At the taxpayer’s discretion, the usual price for such goods can be determined in the following way.
If the commodities are traded at the exchange — at the level of exchange prices, if they are not traded — at the level of the reference prices published in specialized trade publications. And such prices can be:
— reduced by not more than 5% for the sale of goods;
— increased by not more than 5% for the purchase of goods.
If such sources contain information about the price range, the maximum value of the price range is used for the purchase of goods and the minimum value of the price range if used for the sale of goods.

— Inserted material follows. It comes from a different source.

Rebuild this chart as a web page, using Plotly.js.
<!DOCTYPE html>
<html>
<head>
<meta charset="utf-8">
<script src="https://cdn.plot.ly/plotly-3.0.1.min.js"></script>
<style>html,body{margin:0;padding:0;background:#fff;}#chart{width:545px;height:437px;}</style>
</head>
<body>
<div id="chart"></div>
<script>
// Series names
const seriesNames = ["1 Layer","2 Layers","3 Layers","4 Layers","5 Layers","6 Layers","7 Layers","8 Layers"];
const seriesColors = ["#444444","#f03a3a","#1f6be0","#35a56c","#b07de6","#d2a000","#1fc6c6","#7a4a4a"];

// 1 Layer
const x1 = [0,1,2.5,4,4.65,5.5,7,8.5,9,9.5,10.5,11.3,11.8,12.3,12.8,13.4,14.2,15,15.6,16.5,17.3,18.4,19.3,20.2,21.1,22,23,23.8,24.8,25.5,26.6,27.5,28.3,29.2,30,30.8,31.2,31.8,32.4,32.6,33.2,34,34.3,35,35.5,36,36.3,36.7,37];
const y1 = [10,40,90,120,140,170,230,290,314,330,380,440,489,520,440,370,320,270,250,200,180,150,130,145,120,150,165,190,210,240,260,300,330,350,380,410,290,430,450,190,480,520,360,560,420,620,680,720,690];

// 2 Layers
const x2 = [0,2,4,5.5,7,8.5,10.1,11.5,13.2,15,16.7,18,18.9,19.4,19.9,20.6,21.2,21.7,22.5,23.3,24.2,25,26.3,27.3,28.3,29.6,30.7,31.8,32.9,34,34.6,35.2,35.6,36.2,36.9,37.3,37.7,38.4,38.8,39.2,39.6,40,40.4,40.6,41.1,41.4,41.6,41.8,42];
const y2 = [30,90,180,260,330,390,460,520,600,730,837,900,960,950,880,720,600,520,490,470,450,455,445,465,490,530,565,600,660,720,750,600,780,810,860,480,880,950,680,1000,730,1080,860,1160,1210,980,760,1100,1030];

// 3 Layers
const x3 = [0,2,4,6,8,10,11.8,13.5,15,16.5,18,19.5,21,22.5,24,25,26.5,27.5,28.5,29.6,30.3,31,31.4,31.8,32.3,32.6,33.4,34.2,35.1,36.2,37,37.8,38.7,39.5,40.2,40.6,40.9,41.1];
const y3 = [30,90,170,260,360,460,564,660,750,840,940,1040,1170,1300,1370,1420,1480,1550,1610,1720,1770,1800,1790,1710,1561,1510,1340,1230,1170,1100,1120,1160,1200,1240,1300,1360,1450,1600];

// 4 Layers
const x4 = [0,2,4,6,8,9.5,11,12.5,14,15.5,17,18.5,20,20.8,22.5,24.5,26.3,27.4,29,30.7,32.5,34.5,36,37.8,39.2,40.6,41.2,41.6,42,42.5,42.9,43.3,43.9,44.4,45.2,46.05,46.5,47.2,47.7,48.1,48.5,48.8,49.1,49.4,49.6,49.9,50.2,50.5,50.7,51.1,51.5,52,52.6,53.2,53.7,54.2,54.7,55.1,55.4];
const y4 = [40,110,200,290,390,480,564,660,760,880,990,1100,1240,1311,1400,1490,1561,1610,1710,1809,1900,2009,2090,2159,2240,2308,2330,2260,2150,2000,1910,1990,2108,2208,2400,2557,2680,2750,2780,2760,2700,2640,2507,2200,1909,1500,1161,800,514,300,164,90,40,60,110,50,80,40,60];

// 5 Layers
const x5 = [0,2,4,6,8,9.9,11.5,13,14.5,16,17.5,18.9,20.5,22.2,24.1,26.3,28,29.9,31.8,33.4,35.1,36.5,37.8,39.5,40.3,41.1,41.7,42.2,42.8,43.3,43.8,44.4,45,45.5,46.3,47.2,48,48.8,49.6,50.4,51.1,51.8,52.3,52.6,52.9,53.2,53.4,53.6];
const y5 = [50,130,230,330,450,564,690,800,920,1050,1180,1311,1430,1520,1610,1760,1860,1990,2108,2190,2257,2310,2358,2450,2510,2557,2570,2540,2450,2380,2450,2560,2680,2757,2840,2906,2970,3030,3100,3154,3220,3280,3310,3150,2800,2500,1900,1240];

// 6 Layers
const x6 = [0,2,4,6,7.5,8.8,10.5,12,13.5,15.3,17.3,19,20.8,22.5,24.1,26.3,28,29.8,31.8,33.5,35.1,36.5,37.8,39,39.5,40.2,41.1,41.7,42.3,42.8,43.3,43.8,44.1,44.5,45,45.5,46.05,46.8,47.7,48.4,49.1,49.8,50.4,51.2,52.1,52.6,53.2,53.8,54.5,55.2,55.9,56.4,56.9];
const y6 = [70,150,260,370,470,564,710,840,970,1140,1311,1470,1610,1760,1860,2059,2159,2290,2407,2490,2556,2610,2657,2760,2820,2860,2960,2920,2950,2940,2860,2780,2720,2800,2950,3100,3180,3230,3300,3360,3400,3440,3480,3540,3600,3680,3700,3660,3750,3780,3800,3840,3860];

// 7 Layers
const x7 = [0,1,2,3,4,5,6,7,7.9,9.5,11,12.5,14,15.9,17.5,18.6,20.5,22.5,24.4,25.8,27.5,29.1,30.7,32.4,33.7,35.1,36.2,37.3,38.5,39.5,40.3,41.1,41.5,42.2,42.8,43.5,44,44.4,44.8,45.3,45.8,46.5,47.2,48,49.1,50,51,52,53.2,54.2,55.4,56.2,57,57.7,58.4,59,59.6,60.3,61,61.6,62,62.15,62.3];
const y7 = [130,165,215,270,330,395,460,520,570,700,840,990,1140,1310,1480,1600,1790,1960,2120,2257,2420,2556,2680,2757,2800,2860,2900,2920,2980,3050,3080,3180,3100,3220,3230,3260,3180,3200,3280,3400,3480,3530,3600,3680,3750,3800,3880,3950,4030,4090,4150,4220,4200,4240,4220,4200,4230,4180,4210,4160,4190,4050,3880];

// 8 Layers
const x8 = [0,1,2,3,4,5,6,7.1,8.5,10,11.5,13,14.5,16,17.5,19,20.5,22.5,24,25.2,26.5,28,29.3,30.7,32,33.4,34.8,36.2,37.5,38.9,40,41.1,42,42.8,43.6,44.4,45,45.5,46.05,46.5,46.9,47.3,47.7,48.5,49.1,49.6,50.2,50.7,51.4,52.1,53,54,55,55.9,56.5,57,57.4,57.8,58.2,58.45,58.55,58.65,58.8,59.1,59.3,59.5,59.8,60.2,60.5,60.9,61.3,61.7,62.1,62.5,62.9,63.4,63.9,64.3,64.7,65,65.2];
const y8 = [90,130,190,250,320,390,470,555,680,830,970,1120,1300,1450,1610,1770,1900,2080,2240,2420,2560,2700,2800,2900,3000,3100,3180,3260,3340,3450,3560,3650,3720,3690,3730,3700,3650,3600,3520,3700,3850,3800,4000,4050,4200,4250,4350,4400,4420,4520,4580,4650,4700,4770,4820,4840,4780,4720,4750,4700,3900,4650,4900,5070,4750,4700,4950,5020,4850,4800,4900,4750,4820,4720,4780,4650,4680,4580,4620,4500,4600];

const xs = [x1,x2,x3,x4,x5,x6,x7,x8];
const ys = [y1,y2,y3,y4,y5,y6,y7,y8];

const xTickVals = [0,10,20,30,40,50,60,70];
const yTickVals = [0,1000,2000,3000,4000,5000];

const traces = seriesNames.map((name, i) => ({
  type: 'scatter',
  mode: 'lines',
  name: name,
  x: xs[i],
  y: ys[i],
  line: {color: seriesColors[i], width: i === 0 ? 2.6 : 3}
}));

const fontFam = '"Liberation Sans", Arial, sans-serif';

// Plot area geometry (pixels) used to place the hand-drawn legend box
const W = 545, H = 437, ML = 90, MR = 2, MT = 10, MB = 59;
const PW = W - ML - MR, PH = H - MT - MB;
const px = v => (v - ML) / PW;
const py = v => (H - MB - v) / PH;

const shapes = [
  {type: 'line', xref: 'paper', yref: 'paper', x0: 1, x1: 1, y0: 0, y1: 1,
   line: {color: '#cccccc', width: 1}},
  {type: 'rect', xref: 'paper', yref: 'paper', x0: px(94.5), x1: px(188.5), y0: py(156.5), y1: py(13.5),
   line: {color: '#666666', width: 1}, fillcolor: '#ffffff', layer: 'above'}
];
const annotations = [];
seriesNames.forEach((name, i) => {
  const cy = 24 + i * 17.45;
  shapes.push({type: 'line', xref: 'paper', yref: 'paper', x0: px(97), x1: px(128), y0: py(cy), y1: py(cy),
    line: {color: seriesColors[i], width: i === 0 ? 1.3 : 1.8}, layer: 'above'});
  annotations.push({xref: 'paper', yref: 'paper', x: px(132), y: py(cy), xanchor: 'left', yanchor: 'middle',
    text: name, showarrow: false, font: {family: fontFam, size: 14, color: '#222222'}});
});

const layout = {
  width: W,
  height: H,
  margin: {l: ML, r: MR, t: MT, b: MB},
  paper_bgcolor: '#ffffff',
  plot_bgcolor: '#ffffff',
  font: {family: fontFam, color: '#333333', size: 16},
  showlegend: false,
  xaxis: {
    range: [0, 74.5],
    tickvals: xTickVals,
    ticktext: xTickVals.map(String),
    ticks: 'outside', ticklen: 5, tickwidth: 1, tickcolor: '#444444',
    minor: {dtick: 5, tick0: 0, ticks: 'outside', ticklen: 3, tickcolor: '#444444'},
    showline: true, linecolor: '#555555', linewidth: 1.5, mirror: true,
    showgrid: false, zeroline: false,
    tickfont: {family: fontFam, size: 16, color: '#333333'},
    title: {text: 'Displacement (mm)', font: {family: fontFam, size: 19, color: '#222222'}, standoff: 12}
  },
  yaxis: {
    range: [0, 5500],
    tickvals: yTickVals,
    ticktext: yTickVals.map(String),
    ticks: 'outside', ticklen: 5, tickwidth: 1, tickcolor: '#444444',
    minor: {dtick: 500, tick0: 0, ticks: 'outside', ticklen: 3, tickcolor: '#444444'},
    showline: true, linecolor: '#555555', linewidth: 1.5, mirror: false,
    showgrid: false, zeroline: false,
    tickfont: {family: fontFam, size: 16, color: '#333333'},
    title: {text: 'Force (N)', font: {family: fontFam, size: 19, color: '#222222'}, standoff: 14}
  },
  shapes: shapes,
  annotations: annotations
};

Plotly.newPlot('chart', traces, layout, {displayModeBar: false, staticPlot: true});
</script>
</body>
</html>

If the special rules (described in paragraph 1) are used and the price of commodities in the controlled transaction is smaller than the usual price (the sale of goods), and/or higher than the usual price (the purchase of goods), taxpayers shall be entitled to:
— independently (not later than on 1 May of the year following the reported period) determine and pay the tax liability based on the usual price, and to submit to the tax authority copies of the primary documents confirming controlled transactions, including contracts, specifications, customs freight declaration, bills of lading, invoice, proof of shipment and/or receipt of the goods, as well as the source of information based on which the usual price was determined. At the same time, such taxpayers are exempt from penalties (financial sanctions);
— apply any of the pricing methods provided in clause 39.3.1 of the Tax Code of Ukraine. The taxpayer will need to provide to the controlling authority copies of contracts (agreements) between such party and the subsequent recipient of the goods (if the recipient is not a related person of the party of the controlled transaction and/or the taxpayer).
Since the legislation on transfer pricing is a novelty for our taxpayers and practices of its application are only developing, litigation will definitely follow. Grounds for litigation may include additional tax liability resulting from inconsistency of contractual prices, and also recognition of a transaction as a controlled one. Many taxpayers have issues with establishing a full list of related persons, finding comparable transactions, and choice of the pricing method.